One might argue that the Madison School District has been demoralized, frightened, and intimidated by Boss Matthews. Well, one might.
Judge Adelman, it’s called the ‘Supreme’ Court for a reason
The always churlish Progressive magazine’s latest target is federal appellate judge Diane Sykes. She is “Scott Walker’s favorite judge.” In Progressive-speak, them’s harsh words.
Judge Sykes had the temerity to uphold Voter ID on Friday. That is the supposedly draconian requirement that you show proof that you really are who you say you are. Like when you buy a prescription drug. What an assault on democracy!
Our … acquaintances hold that racial minorities are too befuddled to acquire identification. Or it’s too much of an inconvenience. Takes a little effort, apparently. No, our … acquaintances are apparently too busy to reach out and help folks who might need help.
Sykes, a Milwaukee-area native, was one of three judges on the 7th Circuit Appellate Court involved in a unanimous slap-down of U.S. District Judge Lynn Adelman, a notorious judicial activist.

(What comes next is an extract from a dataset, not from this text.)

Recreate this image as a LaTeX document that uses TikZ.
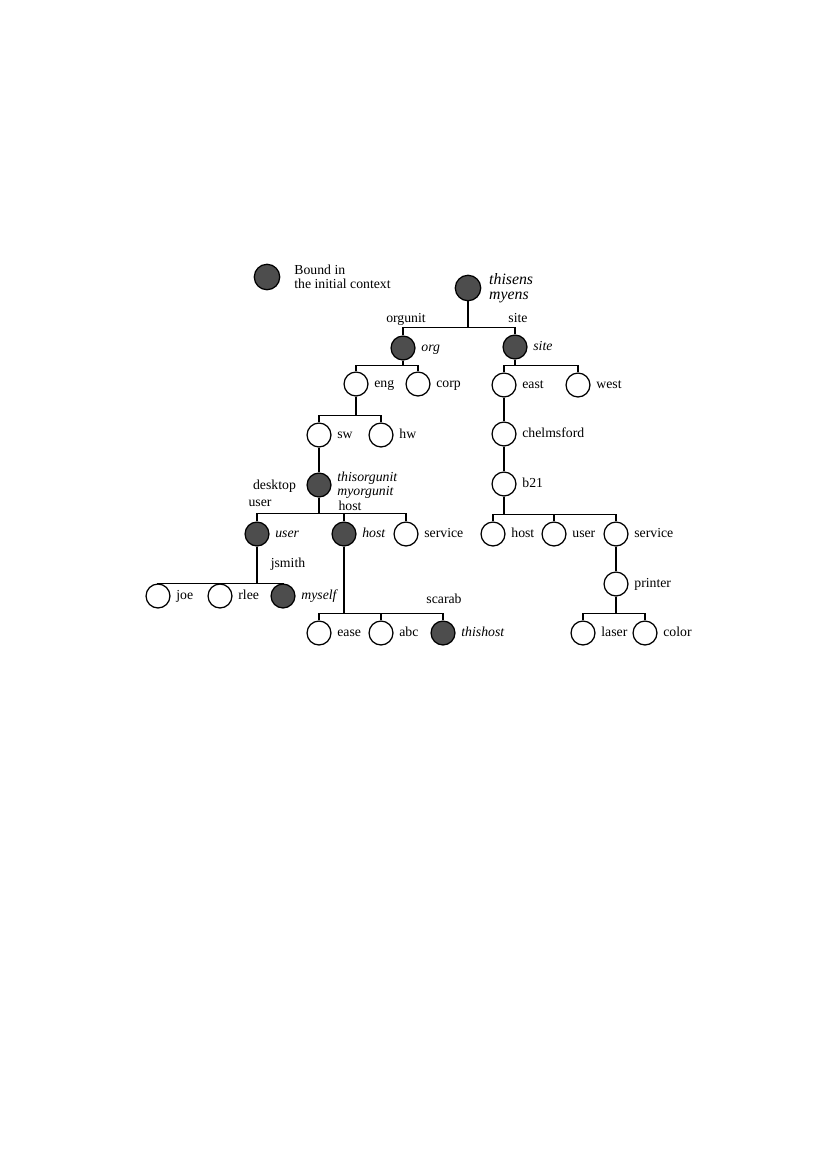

Adelman wrote in his decision that “virtually no voter impersonation occurs in Wisconsin and it is exceedingly unlikely that voter impersonation will become a problem in Wisconsin in the foreseeable future.”
Now he can foresee the future? Aside from which, how would you know there’s voter fraud when a cheater can assume multiple identities by just showing a purloined utility bill? In any event, it is not the judge’s role to decide what is needed or efficacious. That is a decision reserved to the Legislature. The judge’s role is limited to determining whether it is lawful. On that, the U.S. Supreme Court has ruled. As Ann of Althouse, professor of law at the UW-Madison, instructs:
In the 2008 case upholding the Indiana voter ID law, Crawford, the U.S. Supreme Court had accepted that the state had an important interest in preventing fraud and in promoting public confidence. In the current case, the district judge, Lynn Adelman, held a trial and listened to an expert witness who opined that it’s unlikely that anyone would engage in this kind of fraud. Those who are challenging the Wisconsin law want the appeals court to defer to his fact-finding, but Sykes and [Judge] Easterbrook resisted the notion that hearing opinion witnesses could enable a trial judge to supersede the opinion of the U.S. Supreme Court.
Justice John Paul Stevens, no conservative, wrote the decision in Crawford, decided 6-3. Judge Adelman would do well to remember he is no longer a state senator.